ウルトラQ

ウルトラシリーズとはウルトラQからの付き合いである。

あのおどろおどろしいオープニングは子供の怖いもの見たさを刺激するに充分な物だった。

毎週必死でテレビにかじり付いて見ていた。

なんせビデオなぞ無い時代、見逃してしまえばそれで終わり、後は臍を噛むばかり、という多分一番真剣にテレビを見ていた頃だったろう。

それでもそのほとんどは忘却の彼方に霞んでしまったが、一つだけ覚えている怖くて哀しい話がある。

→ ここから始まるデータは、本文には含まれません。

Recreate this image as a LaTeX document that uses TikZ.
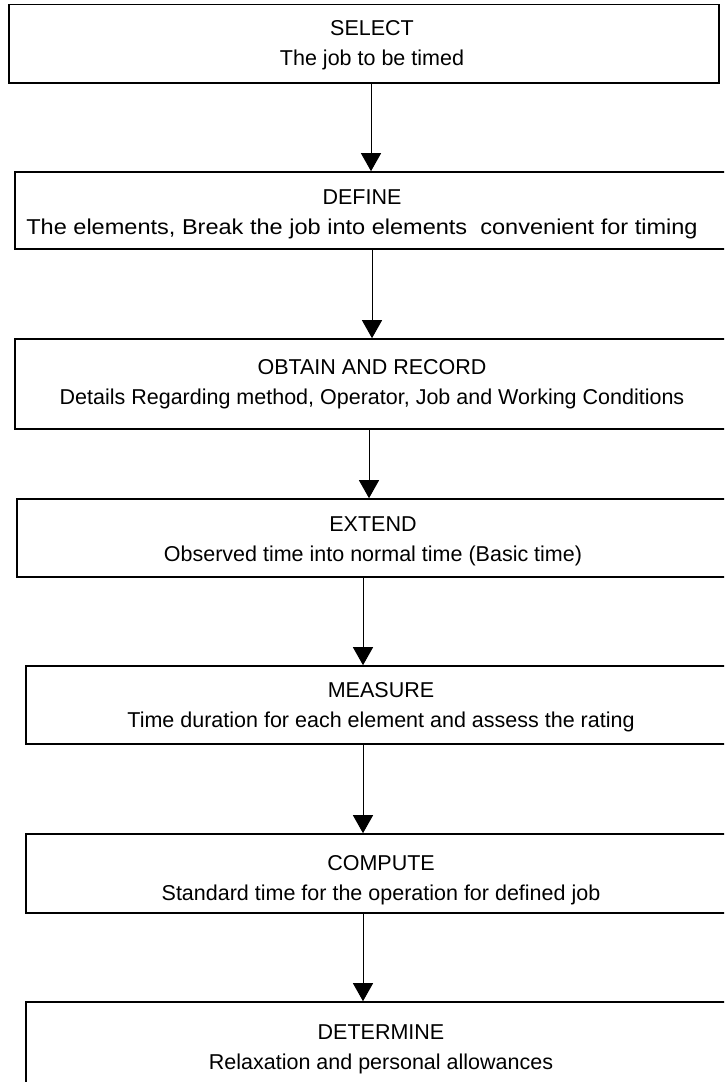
\documentclass[tikz,border=0pt]{standalone}
\usepackage{fontspec}
\setmainfont{Liberation Sans}
\usetikzlibrary{arrows.meta}
\tikzset{
  box/.style={draw=black, line width=1.6pt, rectangle, inner sep=0pt},
  txt/.style={align=center, font=\fontsize{21.5}{30}\selectfont, inner sep=0pt},
  arr/.style={draw=black, line width=1pt, -{Triangle[width=20pt,length=18pt]}}
}
\begin{document}
\begin{tikzpicture}[x=1pt,y=-1pt]
\useasboundingbox (0,0) rectangle (724,1082);
\clip (0,0) rectangle (724,1082);
% boxes
\node[box, minimum width=710pt, minimum height=78.5pt] (sel) at (364,43.75) {};
\node[box, minimum width=725pt, minimum height=77pt] (def) at (377.5,210.5) {};
\node[box, minimum width=725pt, minimum height=90pt] (obt) at (377.5,384) {};
\node[box, minimum width=723pt, minimum height=78pt] (ext) at (378.5,538) {};
\node[box, minimum width=714pt, minimum height=78pt] (mea) at (383,705) {};
\node[box, minimum width=714pt, minimum height=79pt] (com) at (383,873.5) {};
\node[box, minimum width=714pt, minimum height=98pt] (det) at (383,1051) {};
% texts
\node[txt] (tsel) at (372,45) {SELECT\\The job to be timed};
\node[txt] (tdef) at (362,214) {DEFINE\\\scalebox{1.095}[1]{The elements, Break the job into elements\ \ convenient for timing}};
\node[txt] (tobt) at (372,384.5) {OBTAIN AND RECORD\\Details Regarding method, Operator, Job and Working Conditions};
\node[txt] (text) at (373,541) {EXTEND\\Observed time into normal time (Basic time)};
\node[txt] (tmea) at (381,707.5) {MEASURE\\Time duration for each element and assess the rating};
\node[txt] (tcom) at (381,880.5) {COMPUTE\\Standard time for the operation for defined job};
\node[txt] (tdet) at (381,1049) {DETERMINE\\Relaxation and personal allowances};
% arrow columns
\coordinate (a1) at (371,0);
\coordinate (a2) at (372,0);
\coordinate (a3) at (369,0);
\coordinate (a4) at (363,0);
\coordinate (a5) at (363,0);
\coordinate (a6) at (363,0);
\draw[arr] (sel.south -| a1) -- (def.north -| a1);
\draw[arr] (def.south -| a2) -- (obt.north -| a2);
\draw[arr] (obt.south -| a3) -- (ext.north -| a3);
\draw[arr] (ext.south -| a4) -- (mea.north -| a4);
\draw[arr] (mea.south -| a5) -- (com.north -| a5);
\draw[arr] (com.south -| a6) -- (det.north -| a6);
\end{tikzpicture}
\end{document}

とても危険な場所(火山の火口の中だったような)に調査か何かで行った男が、遭難して一人必死の思いで帰って来るんだが、その時には男は怪獣に変わり果てていて、誰にも気付いて貰え無いまま退治されてしまうという、恐しく救いの無い話だったと思う。

(長年の内に記憶が改竄されているおそれは多分にある。)

それでもただ会いたいと訪れた恋人の家の、窓から覗く部屋の中には、彼の死を嘆く彼女と(彼は死んだと報告されていた)彼女を慰める男(もしかしたら、彼の友人だったかもしれ無い)を見て、結局は何も伝えられないままたおされてしまう男が子供心に切なくて可哀そうだった。

 

これで「そんな話なんか無かったよ?」とか言われたらちょっと立ち直れないかもしれ無い。

 

なんでこんなことを思い出したのかと言えば、

どこかでウルトラシリーズを作ったのは「戦争を見てきた人達」だという記事を読んだから。

そうしたらなんか、すとんと腑に落ちてしまったんだ。

あれは傷痍軍人の話だったんだと。

戦地から命からがら帰ってきたものの、大怪我を負い四肢が欠損したり、身体機能を失っていたり、見る影もなくなり、最初は喜んでくれた家族にとっても段々重荷になって、「厄介者」に変わり果ててしまう人もきっといたんだろうな。

 

戦争なんかするもんじゃねぇや。